-- Part of a data file --
⟨

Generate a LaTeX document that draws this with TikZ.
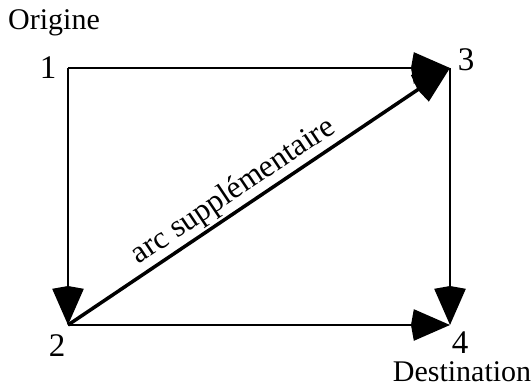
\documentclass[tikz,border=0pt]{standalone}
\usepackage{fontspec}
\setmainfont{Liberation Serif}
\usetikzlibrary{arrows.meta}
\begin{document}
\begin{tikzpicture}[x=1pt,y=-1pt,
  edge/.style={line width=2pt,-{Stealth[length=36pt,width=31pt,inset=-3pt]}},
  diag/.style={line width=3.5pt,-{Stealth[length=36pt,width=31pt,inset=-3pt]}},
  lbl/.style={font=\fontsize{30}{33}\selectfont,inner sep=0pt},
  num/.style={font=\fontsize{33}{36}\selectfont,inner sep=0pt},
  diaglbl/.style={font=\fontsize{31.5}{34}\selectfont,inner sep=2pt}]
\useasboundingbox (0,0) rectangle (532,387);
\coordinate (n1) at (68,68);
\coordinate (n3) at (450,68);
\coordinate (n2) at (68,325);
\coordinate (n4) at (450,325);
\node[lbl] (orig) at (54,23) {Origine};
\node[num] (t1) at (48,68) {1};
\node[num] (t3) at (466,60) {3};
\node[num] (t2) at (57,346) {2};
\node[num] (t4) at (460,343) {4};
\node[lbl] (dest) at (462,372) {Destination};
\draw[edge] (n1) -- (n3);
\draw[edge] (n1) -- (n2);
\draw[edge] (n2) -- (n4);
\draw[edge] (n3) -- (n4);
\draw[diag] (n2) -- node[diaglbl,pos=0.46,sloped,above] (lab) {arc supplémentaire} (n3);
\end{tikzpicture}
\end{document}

⟩
⟨

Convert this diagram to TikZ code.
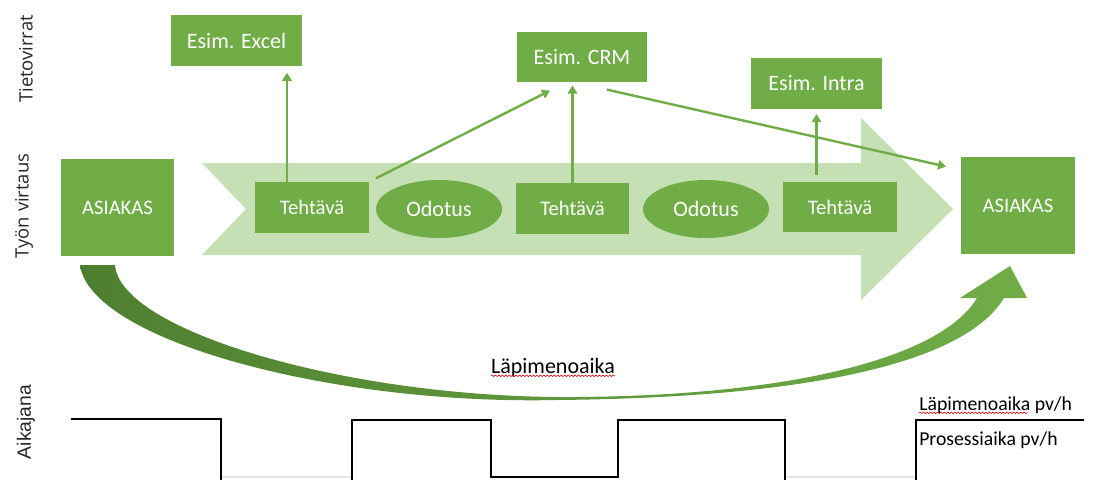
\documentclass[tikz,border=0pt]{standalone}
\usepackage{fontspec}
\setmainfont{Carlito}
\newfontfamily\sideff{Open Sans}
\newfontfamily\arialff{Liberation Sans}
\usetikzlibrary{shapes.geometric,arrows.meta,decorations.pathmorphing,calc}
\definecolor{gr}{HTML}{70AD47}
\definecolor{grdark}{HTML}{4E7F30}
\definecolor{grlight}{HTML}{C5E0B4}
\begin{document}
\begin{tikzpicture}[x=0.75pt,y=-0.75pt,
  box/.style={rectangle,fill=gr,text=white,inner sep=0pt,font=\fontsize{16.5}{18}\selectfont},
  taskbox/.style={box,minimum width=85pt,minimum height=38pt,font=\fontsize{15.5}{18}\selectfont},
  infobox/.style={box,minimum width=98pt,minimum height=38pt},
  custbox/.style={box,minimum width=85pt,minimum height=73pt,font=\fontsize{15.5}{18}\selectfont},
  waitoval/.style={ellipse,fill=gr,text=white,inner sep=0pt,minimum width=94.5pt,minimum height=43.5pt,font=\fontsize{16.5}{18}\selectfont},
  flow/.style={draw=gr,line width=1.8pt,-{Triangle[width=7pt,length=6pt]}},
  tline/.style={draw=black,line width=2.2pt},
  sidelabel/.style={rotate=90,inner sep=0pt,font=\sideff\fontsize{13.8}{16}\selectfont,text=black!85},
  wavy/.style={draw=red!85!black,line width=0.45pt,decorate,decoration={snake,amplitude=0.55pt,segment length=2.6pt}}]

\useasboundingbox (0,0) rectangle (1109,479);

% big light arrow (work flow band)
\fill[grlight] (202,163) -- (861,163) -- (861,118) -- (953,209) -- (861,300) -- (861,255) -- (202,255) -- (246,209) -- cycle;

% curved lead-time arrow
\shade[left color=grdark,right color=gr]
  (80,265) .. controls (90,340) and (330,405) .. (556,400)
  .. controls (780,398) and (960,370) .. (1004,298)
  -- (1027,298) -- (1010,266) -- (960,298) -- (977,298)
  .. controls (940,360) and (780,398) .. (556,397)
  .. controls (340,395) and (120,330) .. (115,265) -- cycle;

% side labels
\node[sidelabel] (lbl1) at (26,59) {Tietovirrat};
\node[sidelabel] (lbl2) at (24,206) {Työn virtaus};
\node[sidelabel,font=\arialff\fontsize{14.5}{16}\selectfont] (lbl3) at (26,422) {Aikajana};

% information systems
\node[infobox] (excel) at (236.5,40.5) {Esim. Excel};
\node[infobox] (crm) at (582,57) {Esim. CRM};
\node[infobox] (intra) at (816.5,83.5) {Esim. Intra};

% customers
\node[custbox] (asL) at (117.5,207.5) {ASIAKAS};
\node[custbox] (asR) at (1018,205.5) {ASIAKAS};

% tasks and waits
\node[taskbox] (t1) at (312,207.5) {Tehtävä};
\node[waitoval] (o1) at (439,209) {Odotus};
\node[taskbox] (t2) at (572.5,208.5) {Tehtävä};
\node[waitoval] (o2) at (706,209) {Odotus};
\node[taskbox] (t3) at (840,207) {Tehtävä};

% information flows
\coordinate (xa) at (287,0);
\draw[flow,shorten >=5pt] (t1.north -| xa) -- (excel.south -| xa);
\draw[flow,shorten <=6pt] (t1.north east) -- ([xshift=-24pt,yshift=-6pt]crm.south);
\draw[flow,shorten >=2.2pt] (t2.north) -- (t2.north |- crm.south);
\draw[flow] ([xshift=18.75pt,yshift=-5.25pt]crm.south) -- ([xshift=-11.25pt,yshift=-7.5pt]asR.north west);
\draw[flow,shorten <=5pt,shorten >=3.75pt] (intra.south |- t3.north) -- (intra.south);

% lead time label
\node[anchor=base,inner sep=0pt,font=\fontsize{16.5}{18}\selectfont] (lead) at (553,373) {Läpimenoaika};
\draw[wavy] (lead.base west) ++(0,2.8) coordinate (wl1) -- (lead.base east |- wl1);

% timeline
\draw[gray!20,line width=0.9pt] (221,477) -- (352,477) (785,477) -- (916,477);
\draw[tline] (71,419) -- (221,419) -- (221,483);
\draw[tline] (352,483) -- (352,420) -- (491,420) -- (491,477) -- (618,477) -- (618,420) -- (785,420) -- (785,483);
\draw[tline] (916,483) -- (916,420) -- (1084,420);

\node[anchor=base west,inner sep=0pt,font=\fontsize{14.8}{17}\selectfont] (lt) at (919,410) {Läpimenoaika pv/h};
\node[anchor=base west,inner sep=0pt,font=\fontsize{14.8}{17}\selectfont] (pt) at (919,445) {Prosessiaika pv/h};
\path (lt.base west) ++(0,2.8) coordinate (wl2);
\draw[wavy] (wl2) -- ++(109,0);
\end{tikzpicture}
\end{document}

⟩

-- SET EXERCISE --
Extract lines where the string "this" occurs.

-- THE SOLUTION --
Generate a LaTeX document that draws this with TikZ.
Convert this diagram to TikZ code.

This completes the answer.